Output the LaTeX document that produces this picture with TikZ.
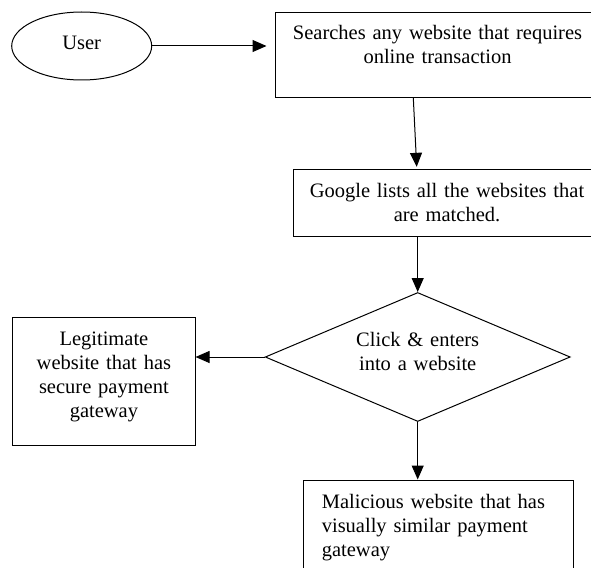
\documentclass[tikz,border=0pt]{standalone}
\usepackage{fontspec}
\setmainfont{Liberation Serif}
\usetikzlibrary{shapes.geometric,arrows.meta}
\begin{document}
\begin{tikzpicture}[x=1pt,y=-1pt,
  every node/.style={draw,line width=1pt,font=\fontsize{20.5}{24}\selectfont,text height=14pt,inner sep=0pt},
  box/.style={rectangle,align=center},
  arrow/.style={-{Triangle[length=14pt,width=12pt]},line width=1pt}]
  \useasboundingbox (0,0) rectangle (591,567);
  \clip (0,0) rectangle (591,567);
  % Start and search
  \node (user) [ellipse,minimum width=140pt,minimum height=68pt,text depth=6pt] at (81.7,46) {User};
  \node (search) [box,minimum width=325pt,minimum height=84.6pt,text width=300pt,text depth=44pt] at (437.5,55)
    {Searches any website that requires\\online transaction};
  \node (google) [box,minimum width=307.4pt,minimum height=66.7pt,text width=290pt,text depth=24.8pt] at (447,202.7)
    {Google lists all the websites that\\are matched.};
  % Decision
  \node (choice) [diamond,aspect=2.36,align=center,minimum width=305pt,minimum height=129pt,text width=140pt,text depth=34.6pt] at (417.7,357)
    {Click \& enters\\into a website};
  \node (legit) [box,minimum width=182.3pt,minimum height=128pt,text width=165pt,text depth=86pt] at (103.9,381)
    {Legitimate\\website that has\\secure payment\\gateway};
  \node (malicious) [box,align=left,minimum width=270pt,minimum height=110pt,text width=233pt,text depth=68pt] at (438.3,535)
    {Malicious website that has\\visually similar payment\\gateway};
  % Connectors
  \draw[arrow,shorten >=8pt] (user.east) -- (user.east -| search.west);
  \draw[arrow] ([xshift=-24.2pt]search.south) -- ([xshift=-30.3pt,yshift=2pt]google.north);
  \draw[arrow] (choice.north |- google.south) -- (choice.north);
  \draw[arrow] (choice.west) -- (choice.west -| legit.east);
  \draw[arrow] (choice.south) -- (choice.south |- malicious.north);
\end{tikzpicture}
\end{document}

====

_GOAL:_
Skip the images and write out the rest of the listing exactly.

_OUTPUT OF THE EXERCISE:_
Output the LaTeX document that produces this picture with TikZ.
\documentclass[tikz,border=0pt]{standalone}
\usepackage{fontspec}
\setmainfont{Liberation Serif}
\usetikzlibrary{shapes.geometric,arrows.meta}
\begin{document}
\begin{tikzpicture}[x=1pt,y=-1pt,
  every node/.style={draw,line width=1pt,font=\fontsize{20.5}{24}\selectfont,text height=14pt,inner sep=0pt},
  box/.style={rectangle,align=center},
  arrow/.style={-{Triangle[length=14pt,width=12pt]},line width=1pt}]
  \useasboundingbox (0,0) rectangle (591,567);
  \clip (0,0) rectangle (591,567);
  % Start and search
  \node (user) [ellipse,minimum width=140pt,minimum height=68pt,text depth=6pt] at (81.7,46) {User};
  \node (search) [box,minimum width=325pt,minimum height=84.6pt,text width=300pt,text depth=44pt] at (437.5,55)
    {Searches any website that requires\\online transaction};
  \node (google) [box,minimum width=307.4pt,minimum height=66.7pt,text width=290pt,text depth=24.8pt] at (447,202.7)
    {Google lists all the websites that\\are matched.};
  % Decision
  \node (choice) [diamond,aspect=2.36,align=center,minimum width=305pt,minimum height=129pt,text width=140pt,text depth=34.6pt] at (417.7,357)
    {Click \& enters\\into a website};
  \node (legit) [box,minimum width=182.3pt,minimum height=128pt,text width=165pt,text depth=86pt] at (103.9,381)
    {Legitimate\\website that has\\secure payment\\gateway};
  \node (malicious) [box,align=left,minimum width=270pt,minimum height=110pt,text width=233pt,text depth=68pt] at (438.3,535)
    {Malicious website that has\\visually similar payment\\gateway};
  % Connectors
  \draw[arrow,shorten >=8pt] (user.east) -- (user.east -| search.west);
  \draw[arrow] ([xshift=-24.2pt]search.south) -- ([xshift=-30.3pt,yshift=2pt]google.north);
  \draw[arrow] (choice.north |- google.south) -- (choice.north);
  \draw[arrow] (choice.west) -- (choice.west -| legit.east);
  \draw[arrow] (choice.south) -- (choice.south |- malicious.north);
\end{tikzpicture}
\end{document}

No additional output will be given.